Naming choices for "user_name", "item_name", and "rating_name" params of CollabDataLoaders.from_df method

toomanyrichies · May 25, 2021, 2:40pm

Chapter 8 introduces collaborative filtering, and by extension the CollabDataLoaders class. Jeremy says that the “user_name” param will default to “user”, which is fine for the case of the movie ratings problem because the ratings table already has a "user’ column. We did have to change “item_name” to “title” because the ratings table has no column named “item”, but still not too big of a stretch. Additionally, by looking at the docs for CollabDataLoaders, I see it also accepts a param named “rating_name”, which I haven’t yet encountered in the lessons up to the point I’m currently at.

My question is, it seems like collaborative filtering could be used for many problems which don’t include concepts like users, items, or ratings in their domain.

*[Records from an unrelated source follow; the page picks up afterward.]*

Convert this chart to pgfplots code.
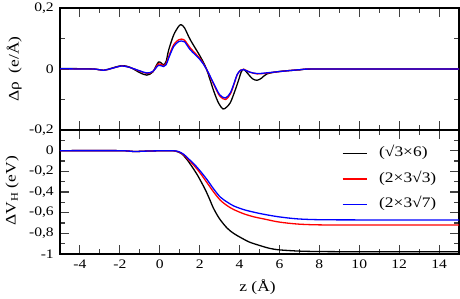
\documentclass[border=0pt]{standalone}
\usepackage{fontspec}
\setmainfont{Liberation Serif}[FakeStretch=1.2]
\usepackage{pgfplots}
\pgfplotsset{compat=1.18}
\newcommand{\fs}{\fontsize{13}{15}\selectfont}
\newcommand{\fl}{\fontsize{14.5}{16}\selectfont}
\pgfplotsset{
  common/.style={
    scale only axis, width=399pt,
    xmin=-5, xmax=15,
    axis line style={line width=1.2pt},
    tick style={line width=1.1pt, black!75},
    major tick length=9pt, minor tick length=5pt,
    tick align=inside,
    xtick={-4,-2,...,14}, minor x tick num=1,
    minor y tick num=1,
    tick label style={font=\fs},
    yticklabel style={inner sep=0pt, xshift=-6pt},
    xticklabel style={inner sep=0pt, yshift=-6pt},
    every axis plot/.append style={line width=1.3pt, smooth},
  }
}
\begin{document}
\begin{tikzpicture}
\useasboundingbox (-60pt,8pt) rectangle (400pt,-290pt);
% top panel
\begin{axis}[common, at={(0,0)}, anchor=north west, height=122pt,
  ymin=-0.2, ymax=0.2,
  ytick={-0.2,0,0.2}, yticklabels={{-0,2},{0},{0,2}},
  xticklabels={},
  every axis y label/.style={at={(axis description cs:-0.115,0.5)}, anchor=center, rotate=90, font=\fl},
  ylabel={Δρ\ \ (e/Å)},
]
\addplot[black] coordinates {
(-5,0.002) (-4,0.001) (-3.3,0.0) (-2.8,-0.004) (-2.4,0.003) (-1.9,0.011) (-1.5,0.006)
(-1.0,-0.012) (-0.65,-0.02) (-0.35,-0.01) (-0.06,0.023) (0.19,0.014) (0.32,0.025)
(0.45,0.063) (0.7,0.112) (0.95,0.14) (1.08,0.145) (1.25,0.134) (1.53,0.096) (2.03,0.041)
(2.34,0.0) (2.71,-0.073) (2.95,-0.112) (3.17,-0.131) (3.35,-0.125) (3.54,-0.11)
(3.75,-0.075) (3.96,-0.035) (4.08,-0.01) (4.21,-0.001) (4.4,-0.014) (4.65,-0.032)
(4.88,-0.037) (5.1,-0.03) (5.38,-0.016) (6.0,-0.008) (7.0,-0.003) (8.0,0.0) (15,0.0)};
\addplot[red] coordinates {
(-5,0.001) (-4,0.0) (-3.3,0.0) (-2.8,-0.004) (-2.4,0.002) (-1.9,0.01) (-1.5,0.005)
(-1.0,-0.007) (-0.65,-0.014) (-0.35,-0.009) (-0.06,0.017) (0.19,0.011) (0.32,0.018)
(0.45,0.041) (0.7,0.08) (0.95,0.096) (1.08,0.098) (1.25,0.094) (1.53,0.069) (2.03,0.033)
(2.34,0.0) (2.71,-0.051) (3.0,-0.088) (3.29,-0.1) (3.54,-0.082) (3.75,-0.045)
(3.88,-0.019) (4.05,-0.004) (4.21,-0.001) (4.5,-0.01) (4.88,-0.016) (5.3,-0.014)
(6.06,-0.008) (7.06,-0.002) (8.0,0.0) (15,0.0)};
\addplot[blue] coordinates {
(-5,0.001) (-4,0.0) (-3.3,0.0) (-2.8,-0.004) (-2.4,0.002) (-1.9,0.01) (-1.5,0.005)
(-1.0,-0.006) (-0.65,-0.013) (-0.35,-0.008) (-0.06,0.012) (0.19,0.008) (0.32,0.014)
(0.45,0.036) (0.7,0.074) (0.95,0.09) (1.08,0.092) (1.25,0.089) (1.53,0.063) (2.03,0.03)
(2.34,0.0) (2.71,-0.048) (3.0,-0.084) (3.29,-0.095) (3.54,-0.078) (3.75,-0.042)
(3.88,-0.018) (4.05,-0.004) (4.21,-0.002) (4.5,-0.01) (4.88,-0.015) (5.3,-0.013)
(6.06,-0.008) (7.06,-0.002) (8.0,0.0) (15,0.0)};
\end{axis}
% bottom panel
\begin{axis}[common, at={(0,-122pt)}, anchor=north west, height=124pt,
  ymin=-1, ymax=0.2,
  ytick={-1,-0.8,-0.6,-0.4,-0.2,0},
  yticklabels={{-1},{-0,8},{-0,6},{-0,4},{-0,2},{0}},
  minor ytick={-0.9,-0.7,-0.5,-0.3,-0.1,0.1},
  xticklabels={{-4},{-2},{0},{2},{4},{6},{8},{10},{12},{14}},
  every axis y label/.style={at={(axis description cs:-0.12,0.51)}, anchor=center, rotate=90, font=\fl},
  ylabel={ΔV\textsubscript{H} (eV)},
  every axis x label/.style={at={(axis description cs:0.495,0)}, anchor=north, yshift=-22pt, font=\fl},
  xlabel={z (Å)},
  legend style={draw=none, fill=none, at={(0.706,0.875)}, anchor=north west,
    inner sep=0pt, row sep=10pt, column sep=12pt, font=\fl,
    nodes={inner xsep=0pt, inner ysep=1pt, text height=10pt, text depth=3.5pt}},
  legend cell align=left,
  legend image code/.code={\draw[#1, line width=1.3pt] (0pt,0pt) -- (24pt,0pt);},
]
\addplot[black] coordinates {
(-5,0) (-2,0) (-1.3,-0.008) (-0.5,-0.003) (0.5,0) (0.8,-0.005) (1.1,-0.03) (1.37,-0.087)
(1.6,-0.15) (1.87,-0.23) (2.1,-0.31) (2.29,-0.38) (2.5,-0.47) (2.7,-0.56) (3.0,-0.66)
(3.38,-0.75) (3.7,-0.8) (4.05,-0.84) (4.5,-0.885) (5.05,-0.92) (5.5,-0.945) (6.0,-0.96)
(7.0,-0.972) (8.0,-0.976) (10,-0.978) (15,-0.978)};
\addlegendentry{(√3×6)}
\addplot[red] coordinates {
(-5,0) (-2,0) (-1.3,-0.008) (-0.5,-0.003) (0.5,0) (0.9,-0.008) (1.2,-0.04) (1.45,-0.09)
(1.7,-0.14) (2.0,-0.21) (2.37,-0.31) (2.7,-0.4) (3.04,-0.48) (3.4,-0.535) (3.71,-0.57)
(4.2,-0.61) (4.71,-0.64) (5.2,-0.66) (5.96,-0.69) (6.9,-0.71) (8,-0.718) (10,-0.72) (15,-0.72)};
\addlegendentry{(2×3√3)}
\addplot[blue] coordinates {
(-5,0) (-2,0) (-1.3,-0.008) (-0.5,-0.003) (0.5,0) (0.9,-0.006) (1.2,-0.035) (1.45,-0.08)
(1.7,-0.125) (2.0,-0.19) (2.37,-0.28) (2.7,-0.37) (3.04,-0.45) (3.4,-0.5) (3.71,-0.535)
(4.2,-0.57) (4.71,-0.595) (5.2,-0.615) (5.96,-0.64) (6.9,-0.66) (8,-0.668) (10,-0.67) (15,-0.67)};
\addlegendentry{(2×3√7)}
\end{axis}
\end{tikzpicture}
\end{document}
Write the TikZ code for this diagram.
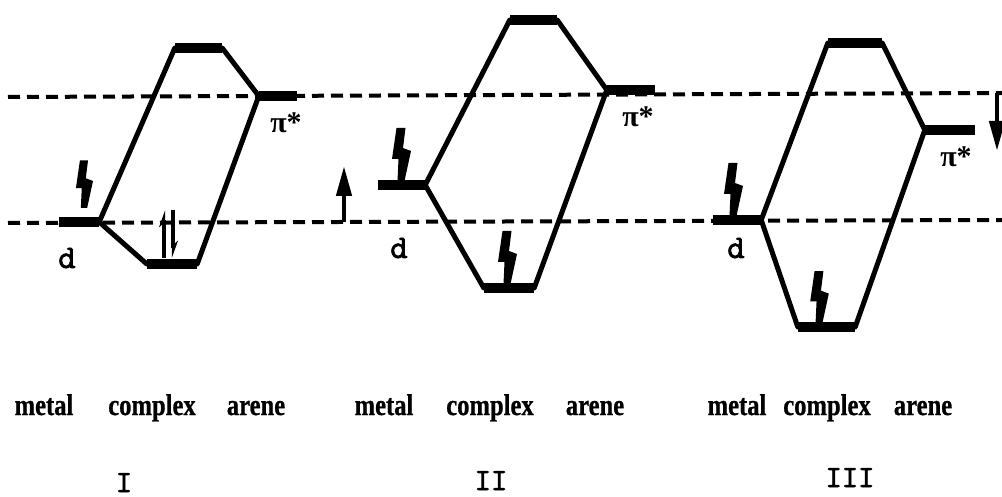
\documentclass[tikz,border=0pt]{standalone}
\usepackage{fontspec}
\setmainfont{Liberation Serif}
\newfontfamily\wordfont[FakeStretch=0.82,FakeBold=0.8]{Liberation Serif}
\newfontfamily\monob[FakeBold=2]{lmmono10-regular.otf}
\usetikzlibrary{arrows.meta}
\newcommand\elecup[3]{%
  \fill[shift={(#1,#2)},scale=#3] (-4.5,-53) -- (4.5,-53) -- (2,-33) -- (10,-30) -- (3.5,0) -- (-3.5,0) -- (-2.5,-22) -- (-9,-22) -- cycle;}
\begin{document}
\begin{tikzpicture}[x=1pt,y=-1pt,
  orb/.style={fill=black,inner sep=0pt,minimum height=9.5pt,minimum width=#1},
  link/.style={line width=5pt,line cap=round,line join=round},
  guide/.style={line width=4pt,dash pattern=on 12pt off 7pt},
  word/.style={font=\wordfont\bfseries\fontsize{30}{34}\selectfont,inner sep=0pt,anchor=base},
  lab/.style={font=\monob\fontsize{33}{36}\selectfont,inner sep=0pt,anchor=base},
  numl/.style={font=\monob\fontsize{31}{34}\selectfont,inner sep=0pt,anchor=base},
  pist/.style={font=\bfseries\fontsize{30}{34}\selectfont,inner sep=0pt,anchor=base},
  spin/.style={line width=4.5pt,-{Triangle[length=30pt,width=15pt]}},
  harp/.style={line width=3.5pt,-{Stealth[harpoon,length=14pt,width=10pt]}}]
\useasboundingbox (0,0) rectangle (1002,497);
% guide lines
\coordinate (ga) at (8,97); \coordinate (gb) at (1002,93);
\coordinate (gc) at (8,223); \coordinate (gd) at (1002,220);
\draw[guide] (ga) -- (gb);
\draw[guide] (gc) -- (gd);
% diagram I
\node[orb=40pt] (dI) at (79,222) {};
\node[orb=47pt] (tI) at (198.5,48) {};
\node[orb=38pt] (pI) at (278,96) {};
\node[orb=50pt] (bI) at (172,264) {};
\draw[link] (dI.east) -- (tI.west);
\draw[link] (tI.east) -- (pI.west);
\draw[link] (dI.east) -- (bI.west);
\draw[link] (bI.east) -- (pI.west);
% diagram II
\node[orb=47pt] (dII) at (401.5,185) {};
\node[orb=47pt] (tII) at (533.5,20) {};
\node[orb=48pt] (pII) at (631,90) {};
\node[orb=50pt] (bII) at (509,288) {};
\draw[link] (dII.east) -- (tII.west);
\draw[link] (tII.east) -- (pII.west);
\draw[link] (dII.east) -- (bII.west);
\draw[link] (bII.east) -- (pII.west);
% diagram III
\node[orb=48pt] (dIII) at (737,220) {};
\node[orb=54pt] (tIII) at (855,43) {};
\node[orb=50pt] (pIII) at (950,130) {};
\node[orb=57pt] (bIII) at (826.5,327) {};
\draw[link] (dIII.east) -- (tIII.west);
\draw[link] (tIII.east) -- (pIII.west);
\draw[link] (dIII.east) -- (bIII.west);
\draw[link] (bIII.east) -- (pIII.west);
% electrons
\elecup{84}{208}{0.9}
\coordinate (hIa) at (164,258); \coordinate (hIb) at (164,210);
\coordinate (hIc) at (173,210); \coordinate (hId) at (173,258);
\draw[harp] (hIa) -- (hIb);
\draw[harp] (hIc) -- (hId);
\elecup{401}{181}{1.0}
\elecup{507}{284}{1.0}
\elecup{733}{216}{1.0}
\elecup{819}{323}{0.98}
% free spin arrows
\coordinate (sa) at (344,222); \coordinate (sb) at (344,166);
\draw[spin] (sa) -- (sb);
\coordinate (sc) at (997,93); \coordinate (sd) at (997,151);
\draw[spin] (sc) -- (sd);
% level labels
\node[lab] (ldI) at (67,268) {d};
\node[lab] (ldII) at (399,258) {d};
\node[lab] (ldIII) at (736,258) {d};
\node[pist] (lpI) at (286,133) {π*};
\node[pist] (lpII) at (638,127) {π*};
\node[pist] (lpIII) at (956,167) {π*};
% axis words
\node[word] (m1) at (44,415) {metal};
\node[word] (c1) at (152,415) {complex};
\node[word] (a1) at (256,415) {arene};
\node[word] (m2) at (384,415) {metal};
\node[word] (c2) at (490,415) {complex};
\node[word] (a2) at (595,415) {arene};
\node[word] (m3) at (737,415) {metal};
\node[word] (c3) at (827,415) {complex};
\node[word] (a3) at (923,415) {arene};
% numerals
\node[numl] (nI) at (124,492) {I};
\node[numl] (nII) at (491,490) {II};
\node[numl] (nIII) at (850,487) {III};
\end{tikzpicture}
\end{document}
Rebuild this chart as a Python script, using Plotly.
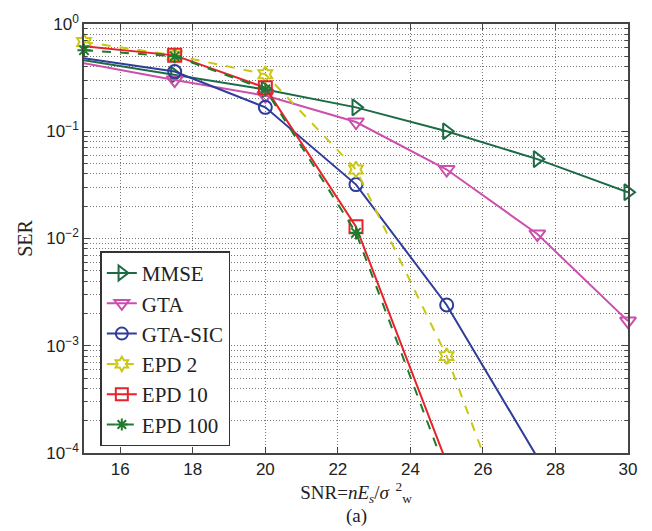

Just as a random example, let’s say I have a table with data on cities and a table with data on weather patterns for those cities, and I want to use these tables to predict what the current average housing price is. In this case, would I have to do something like CollabDataLoaders(user_name='city', item_name='weather', rating_name='average housing price')?

At the risk of sounding critical, this feels kind of awkward, like I’m shoe-horning my problem’s domain into one which involves users and items and ratings. I know it’s hard to pick a variable / parameter / class name which everyone can agree on, and it’s one of the trickier things to do in programming, so I don’t want to come across as criticizing. But the specificity of those param name choices makes me wonder if I’m missing something about collaborative filtering itself. Is it exclusively intended for problem domains which specifically involve users? Would I actually have to use a different technique for the problem I outlined above?

JackByte · May 25, 2021, 6:56pm

Hi @toomanyrichies, I am no deep learning specialist (yet ) so there is not much of knowledge in my response. But I like the way you are thinking deeper about the concepts, and I like to join you. And maybe we’ll learn something on the way.

So first a question without any offence: do you have a better naming? Because I just thought about, what could we use instead… I kind of like it being users and items. This doesn’t mean we can’t use it for anything else. But we always have an example, that we can try to abstract and apply to our new problem.

Coming from the Netflix example. There is a finite list of users, that has seen a finite list of movies and given it a rating. With Training Embeddings we can find similar users and and suggest movies that other similar users liked.

I’m not sure if your example fits so well, because I don’t think the housing prize is related to city and weather like the rating is related to users and items.

I’ve done my little tabular project on the data of ASHRAE - Great Energy Predictor III. There you have to predict the meters for different houses. So you could try CollabDataLoaders(user_name='building', item_name='weather', rating_name='meter_reading').

I’m curious on your and other users opinion on this

toomanyrichies · May 26, 2021, 3:02am

Thanks for replying @JackByte, and I just want to re-iterate that naming things is hard in computer science and I don’t want to imply that I think I could have done any better. I guess it just might be confusing for folks who haven’t seen the example from the lesson yet, maybe they discovered the CollabDataLoaders class from reading the FastAI docs or from a coworker or friend or something, so they don’t have the context of the Netflix example. With the added context of that example, I agree it makes more sense, although for the sake of consistency I might expect that same naming pattern to be applied elsewhere too (which maybe it is already and I just haven’t encountered it?).

In terms of other names, I still don’t know whether the class is specifically meant for user-centric, rating-centric applications, so I’m not sure I’m qualified to suggest alternate names until I have a better understanding of the class. I haven’t spent as much time thinking about the problem as the FastAI folks have, so I’ll defer to them. I guess I mostly just want to know whether my confusion over the param names implies a misunderstanding on my part about the applicability of the class to problems like the one I described.